It seems everyone and his/her mom knows about the General Motors ignition switch recall, but that doesn’t mean everyone is running to his/her local dealership to get the fix. Hence, GM hopes a new, unconventional marketing campaign on Facebook and other pertinent sites will have owners click on the ad to encourage them to have their ignition switches replaced.
Over 2.2 million U.S. cars have been recalled, but about 1 million still need to be fixed. The challenge to get the “unengaged audience” engaged led GM to use its marketers to create a campaign to reach out to these folks.
But, truth be told, GM has already spoken to make of them. According to Automotive News, some owners “have only one car and busy schedules with children,” while others merely have followed GM’s instructions to remove all extraneous items from the key chain and think that’s good enough. In order to create more urgency and persuasion to get the cars fixed, GM hooked up with analytics company Acxiom Corp. to place recall ads on popular websites.
But they’re not your usual ads: GM gave Acxiom a list of the “unengaged audience,” then acts as a go-between due to privacy laws, matching car owners with accounts on Facebook, MSN, AOL, and other sites. The ads magically appear on the users’ home pages with a link to a site that explains how to get their recalled GM products repaired. This method isn’t new, however − The New York Times has reported that political campaigns have used the same method to reach their audience.

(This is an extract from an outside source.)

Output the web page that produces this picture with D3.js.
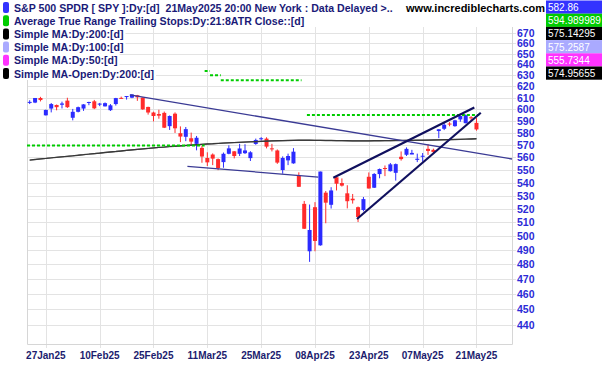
<!DOCTYPE html>
<html>
<head>
<meta charset="utf-8">
<script src="https://cdn.jsdelivr.net/npm/d3@7"></script>
<style>
  body { margin: 0; background: #fff; }
  svg { display: block; font-family: "Liberation Sans", Arial, sans-serif; }
</style>
</head>
<body>
<svg id="chart" width="602" height="365"></svg>
<script>
// SPY daily bars, 22 Jan 2025 - 21 May 2025 (trading days only)
const dates = ['2025-01-22','2025-01-23','2025-01-24','2025-01-27','2025-01-28','2025-01-29','2025-01-30','2025-01-31',
  '2025-02-03','2025-02-04','2025-02-05','2025-02-06','2025-02-07','2025-02-10','2025-02-11','2025-02-12','2025-02-13','2025-02-14',
  '2025-02-18','2025-02-19','2025-02-20','2025-02-21','2025-02-24','2025-02-25','2025-02-26','2025-02-27','2025-02-28',
  '2025-03-03','2025-03-04','2025-03-05','2025-03-06','2025-03-07','2025-03-10','2025-03-11','2025-03-12','2025-03-13','2025-03-14',
  '2025-03-17','2025-03-18','2025-03-19','2025-03-20','2025-03-21','2025-03-24','2025-03-25','2025-03-26','2025-03-27','2025-03-28',
  '2025-03-31','2025-04-01','2025-04-02','2025-04-03','2025-04-04','2025-04-07','2025-04-08','2025-04-09','2025-04-10','2025-04-11',
  '2025-04-14','2025-04-15','2025-04-16','2025-04-17','2025-04-21','2025-04-22','2025-04-23','2025-04-24','2025-04-25',
  '2025-04-28','2025-04-29','2025-04-30','2025-05-01','2025-05-02','2025-05-05','2025-05-06','2025-05-07','2025-05-08','2025-05-09',
  '2025-05-12','2025-05-13','2025-05-14','2025-05-15','2025-05-16','2025-05-19','2025-05-20','2025-05-21'];

const opens = [606.0,605.8,609.8,594.8,600.6,603.7,603.9,607.5,
  592.7,597.8,600.6,606.0,606.9,604.0,602.5,599.2,604.5,609.9,
  610.9,610.1,612.2,610.2,602.0,597.2,595.9,596.9,585.6,
  596.2,579.7,576.7,575.5,570.9,567.6,559.4,562.2,558.5,556.1,
  562.8,564.8,562.8,563.3,559.3,570.8,575.3,575.2,567.2,565.5,
  549.8,557.5,555.1,545.1,523.7,489.2,521.2,493.4,532.2,523.0,
  544.1,539.6,531.7,527.6,521.2,519.1,544.5,536.0,546.6,
  551.4,548.9,547.6,560.4,562.0,562.2,557.9,560.6,566.8,566.0,
  581.5,583.4,587.8,585.6,591.3,588.1,593.1,588.4];
const highs = [607.8,609.8,610.8,599.7,605.4,604.1,606.6,610.0,
  600.3,602.3,604.4,606.5,608.1,605.5,605.9,604.5,609.9,611.0,
  611.5,613.2,612.5,610.3,602.2,597.9,599.6,598.0,594.7,
  597.3,585.4,584.9,580.2,577.4,569.4,564.0,563.1,559.0,563.8,
  569.7,565.0,570.9,570.6,564.9,575.2,576.4,576.3,570.9,566.3,
  560.7,562.9,567.4,548.0,525.9,523.2,525.0,548.6,533.5,536.4,
  544.3,543.2,537.9,531.2,521.7,528.9,547.9,547.4,551.0,
  553.4,555.4,555.0,564.7,568.0,566.0,562.9,563.4,570.6,567.0,
  583.0,589.1,589.0,591.0,594.5,595.5,594.1,592.6];
const lows = [604.5,605.3,606.8,594.6,597.3,599.1,600.7,601.1,
  590.5,597.3,598.6,603.5,600.1,602.7,602.4,598.5,603.2,609.1,
  608.4,609.6,607.3,599.5,595.4,589.6,591.9,584.0,582.4,
  579.9,572.3,573.1,570.1,565.6,555.6,553.0,553.7,549.7,551.6,
  562.4,559.1,561.0,562.6,557.0,570.1,573.6,567.2,564.7,554.7,
  546.9,553.7,554.8,536.7,505.1,481.8,489.2,493.1,509.3,520.2,
  533.9,536.9,520.3,523.9,510.2,518.1,535.4,535.8,543.3,
  545.0,548.6,541.5,557.3,561.0,562.5,556.1,556.5,561.9,562.8,
  575.6,582.3,585.5,585.1,589.3,588.0,589.7,581.8];
const closes = [606.4,609.8,608.0,599.4,604.5,601.8,605.0,601.8,
  597.8,601.8,604.2,606.3,600.8,604.9,605.3,603.4,609.7,609.7,
  611.5,612.9,610.4,599.9,597.2,594.2,594.5,584.3,594.2,
  583.8,576.9,583.1,572.7,575.9,560.6,555.9,558.9,551.4,562.8,
  567.2,561.0,567.1,565.5,564.0,574.1,575.5,568.6,567.1,555.7,
  559.4,561.0,564.5,536.7,505.3,504.4,496.5,548.6,524.6,533.9,
  539.1,537.6,525.7,526.4,513.9,527.3,535.4,546.7,550.6,
  550.9,554.3,554.5,558.5,566.8,563.5,558.8,561.2,565.1,564.3,
  583.0,586.8,587.6,590.5,594.2,594.9,592.9,582.86];

// Simple MA 200 (close) and Simple MA 200 (open)
const ma200 = [557.8,558.3,558.7,559.1,559.6,560.0,560.4,560.8,561.2,561.7,
  562.1,562.6,563.0,563.4,563.9,564.3,564.7,565.2,565.6,566.0,
  566.4,566.8,567.2,567.6,568.0,568.3,568.7,569.0,569.3,569.6,
  569.9,570.2,570.5,570.8,571.0,571.3,571.6,571.8,572.0,572.2,
  572.4,572.6,572.8,573.0,573.2,573.4,573.5,573.6,573.7,573.8,
  573.9,573.9,573.9,573.8,573.8,573.7,573.7,573.6,573.6,573.5,
  573.4,573.4,573.4,573.4,573.5,573.5,573.6,573.6,573.7,573.7,
  573.8,573.8,573.9,573.9,574.0,574.1,574.2,574.3,574.4,574.6,
  574.7,574.9,575.0,575.14];
const ma200Open = [557.6,558.1,558.6,559.0,559.4,559.9,560.3,560.7,561.1,561.5,
  562.0,562.4,562.9,563.3,563.7,564.2,564.6,565.0,565.5,565.9,
  566.3,566.7,567.1,567.5,567.9,568.2,568.6,568.9,569.2,569.5,
  569.8,570.1,570.4,570.7,570.9,571.2,571.5,571.7,571.9,572.1,
  572.3,572.5,572.7,572.9,573.1,573.3,573.4,573.5,573.6,573.7,
  573.8,573.8,573.8,573.7,573.7,573.6,573.6,573.5,573.5,573.4,
  573.3,573.3,573.3,573.3,573.4,573.4,573.5,573.5,573.6,573.6,
  573.7,573.7,573.8,573.8,573.9,574.0,574.1,574.2,574.3,574.4,
  574.6,574.7,574.8,574.96];

// ATR trailing stop, 21 days x 8 ATR (null = not shown)
const atrStop = [569.5,569.5,569.5,569.5,569.5,569.5,569.5,569.5,569.5,569.5,
  569.5,569.5,569.5,569.5,569.5,569.5,569.5,569.5,569.5,569.5,
  569.5,569.5,569.5,569.5,569.5,569.5,569.5,569.5,569.5,569.5,
  569.5,569.5,569.5,634.0,630.0,630.0,625.5,625.5,625.5,625.5,
  625.5,625.5,625.5,625.5,625.5,625.5,625.5,625.5,625.5,625.5,
  625.5,null,594.99,594.99,594.99,594.99,594.99,594.99,594.99,594.99,
  594.99,594.99,594.99,594.99,594.99,594.99,594.99,594.99,594.99,594.99,
  594.99,594.99,594.99,594.99,594.99,594.99,594.99,594.99,594.99,594.99,
  594.99,594.99,594.99,594.99];

// hand drawn trend lines: [bar index, price] end points
const thinLines = [
  [[18.6, 612.5], [89.6, 558.6]],
  [[29.3, 552.7], [53.6, 544.3]]
];
const wedgeLines = [
  [[56.4, 543.8], [82.6, 601.5]],
  [[60.8, 512.4], [83.8, 597.0]]
];

const xTickIdx = [3, 13, 23, 33, 43, 53, 63, 73, 83];
const xTickLabels = ['27Jan25','10Feb25','25Feb25','11Mar25','25Mar25','08Apr25','23Apr25','07May25','21May25'];
const yTicks = d3.range(440, 671, 10);

const legendNames = ['S&P 500 SPDR [ SPY ]:Dy:[d]  21May2025 20:00 New York : Data Delayed >..',
  'Average True Range Trailing Stops:Dy:21:8ATR Close::[d]',
  'Simple MA:Dy:200:[d]',
  'Simple MA:Dy:100:[d]',
  'Simple MA:Dy:50:[d]',
  'Simple MA-Open:Dy:200:[d]'];
const legendValues = ['582.86', '594.989989', '575.14295', '575.2587', '555.7344', '574.95655'];
const legendColors = ['#3333ff', '#00cc00', '#000000', '#aaaaff', '#ff33ff', '#000000'];

const svg = d3.select('#chart');
const plotLeft = 27, plotRight = 512, plotTop = 27, plotBottom = 344;

const x = d3.scaleLinear().domain([-0.5, 89.6]).range([plotLeft, plotRight]);
const y = d3.scaleLog().domain([440, 670]).range([325, 32.5]);

svg.append('rect').attr('width', 602).attr('height', 365).attr('fill', '#fff');

// grid
const grid = svg.append('g').attr('stroke', '#e3e3e3').attr('stroke-width', 1);
yTicks.forEach(v => {
  const yy = Math.round(y(v)) + 0.5;
  grid.append('line').attr('x1', plotLeft).attr('x2', plotRight + 4).attr('y1', yy).attr('y2', yy);
});
xTickIdx.forEach(i => {
  const xx = Math.round(x(i)) + 0.5;
  grid.append('line').attr('x1', xx).attr('x2', xx).attr('y1', plotTop).attr('y2', plotBottom + 4);
});
// frame
svg.append('path')
  .attr('d', `M${plotLeft + 0.5},${plotTop}V${plotBottom + 0.5}H${plotRight + 0.5}V${plotTop}`)
  .attr('stroke', '#d6d6d6').attr('stroke-width', 1).attr('fill', 'none');

// candles
const bars = dates.map((d, i) => ({i, o: opens[i], h: highs[i], l: lows[i], c: closes[i]}));
const candle = svg.append('g').selectAll('g').data(bars).join('g')
  .attr('fill', d => d.c >= d.o ? '#2b2bff' : '#ff2b2b')
  .attr('stroke', d => d.c >= d.o ? '#2b2bff' : '#ff2b2b');
candle.append('line')
  .attr('x1', d => x(d.i)).attr('x2', d => x(d.i))
  .attr('y1', d => y(d.h)).attr('y2', d => y(d.l))
  .attr('stroke-width', 1);
candle.append('rect')
  .attr('x', d => x(d.i) - 2)
  .attr('width', 4)
  .attr('y', d => y(Math.max(d.o, d.c)))
  .attr('height', d => Math.max(1, Math.abs(y(d.o) - y(d.c))))
  .attr('stroke', 'none');

// moving averages
const maLine = d3.line().x((d, i) => x(i)).y(d => y(d));
svg.append('path').datum(ma200Open).attr('d', maLine)
  .attr('fill', 'none').attr('stroke', '#505050').attr('stroke-width', 1.2);
svg.append('path').datum(ma200).attr('d', maLine)
  .attr('fill', 'none').attr('stroke', '#383838').attr('stroke-width', 1.2);

// ATR stop as runs of equal value
let runs = [];
atrStop.forEach((v, i) => {
  if (v === null) return;
  const last = runs[runs.length - 1];
  if (last && last.v === v && last.end === i - 1) last.end = i;
  else runs.push({v, start: i, end: i});
});
svg.append('g').selectAll('line').data(runs).join('line')
  .attr('x1', d => x(d.start - 0.5)).attr('x2', d => x(d.end + 0.5))
  .attr('y1', d => y(d.v)).attr('y2', d => y(d.v))
  .attr('stroke', '#00cc00').attr('stroke-width', 2).attr('stroke-dasharray', '3,2');

// trend lines
svg.append('g').selectAll('line').data(thinLines).join('line')
  .attr('x1', d => x(d[0][0])).attr('y1', d => y(d[0][1]))
  .attr('x2', d => x(d[1][0])).attr('y2', d => y(d[1][1]))
  .attr('stroke', '#3a3a94').attr('stroke-width', 1.3);
svg.append('g').selectAll('line').data(wedgeLines).join('line')
  .attr('x1', d => x(d[0][0])).attr('y1', d => y(d[0][1]))
  .attr('x2', d => x(d[1][0])).attr('y2', d => y(d[1][1]))
  .attr('stroke', '#10105e').attr('stroke-width', 2.2);

// right price axis
svg.append('g').selectAll('text').data(yTicks).join('text')
  .attr('x', 517).attr('y', d => y(d) + 4)
  .attr('font-size', 10.5).attr('font-weight', 'bold').attr('fill', '#2b2bd6')
  .text(d => d);

// date axis
svg.append('g').selectAll('text').data(xTickIdx).join('text')
  .attr('x', d => x(d)).attr('y', 359)
  .attr('text-anchor', 'middle')
  .attr('font-size', 10).attr('font-weight', 'bold').attr('fill', '#1c1c6e')
  .text((d, k) => xTickLabels[k]);

// legend
const legend = svg.append('g');
legendNames.forEach((name, k) => {
  const cy = 7.5 + k * 13.2;
  const row = legend.append('g');
  const bg = row.append('rect').attr('x', 0).attr('y', cy - 6.5).attr('height', 13).attr('fill', '#fff');
  row.append('rect').attr('x', 3).attr('y', cy - 5.5).attr('width', 6).attr('height', 11).attr('rx', 2)
    .attr('fill', legendColors[k]);
  const t = row.append('text').attr('x', 14).attr('y', cy + 4)
    .attr('font-size', 10.6).attr('font-weight', 'bold').attr('fill', '#1a1a78')
    .style('white-space', 'pre')
    .text(name);
  bg.attr('width', 16 + t.node().getComputedTextLength());
});

svg.append('text').attr('x', 545).attr('y', 12).attr('text-anchor', 'end')
  .attr('font-size', 11).attr('font-weight', 'bold').attr('fill', '#000')
  .text('www.incrediblecharts.com');

const values = svg.append('g');
legendValues.forEach((v, k) => {
  const y0 = 0.5 + k * 13.2;
  values.append('rect').attr('x', 546).attr('y', y0).attr('width', 56).attr('height', 13.2)
    .attr('fill', legendColors[k]);
  values.append('text').attr('x', 548).attr('y', y0 + 10.5)
    .attr('font-size', 10).attr('fill', '#fff')
    .text(v);
});
</script>
</body>
</html>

According to GM’s executive director of global marketing operations, Megan Stooke, this manner of reaching out to people is “quite groundbreaking in terms of digital marketing.”
“It gives us this safe environment where we can match our owners and serve up that message one by one,” Stooke added.
Mike Rozembajgier, the vice president at Stericycle Inc. (a consulting company that advises automotive and other companies on managing recalls), said the large scope of the recalls has made it difficult for the message to get to consumers and for them to act on it − he calls it “recall fatigue.”
“Eventually it all just becomes noise,” Rozembajgier said. GM’s effort to reach out to the 1 million “is a great way to battle that fatigue with a laser focus that delivers the message to them in an environment where they’re already spending time.”
In addition, GM is reaching out to about 100,000 owners who are less likely to be active online by opening a dedicated call center in New York with 72 advisers.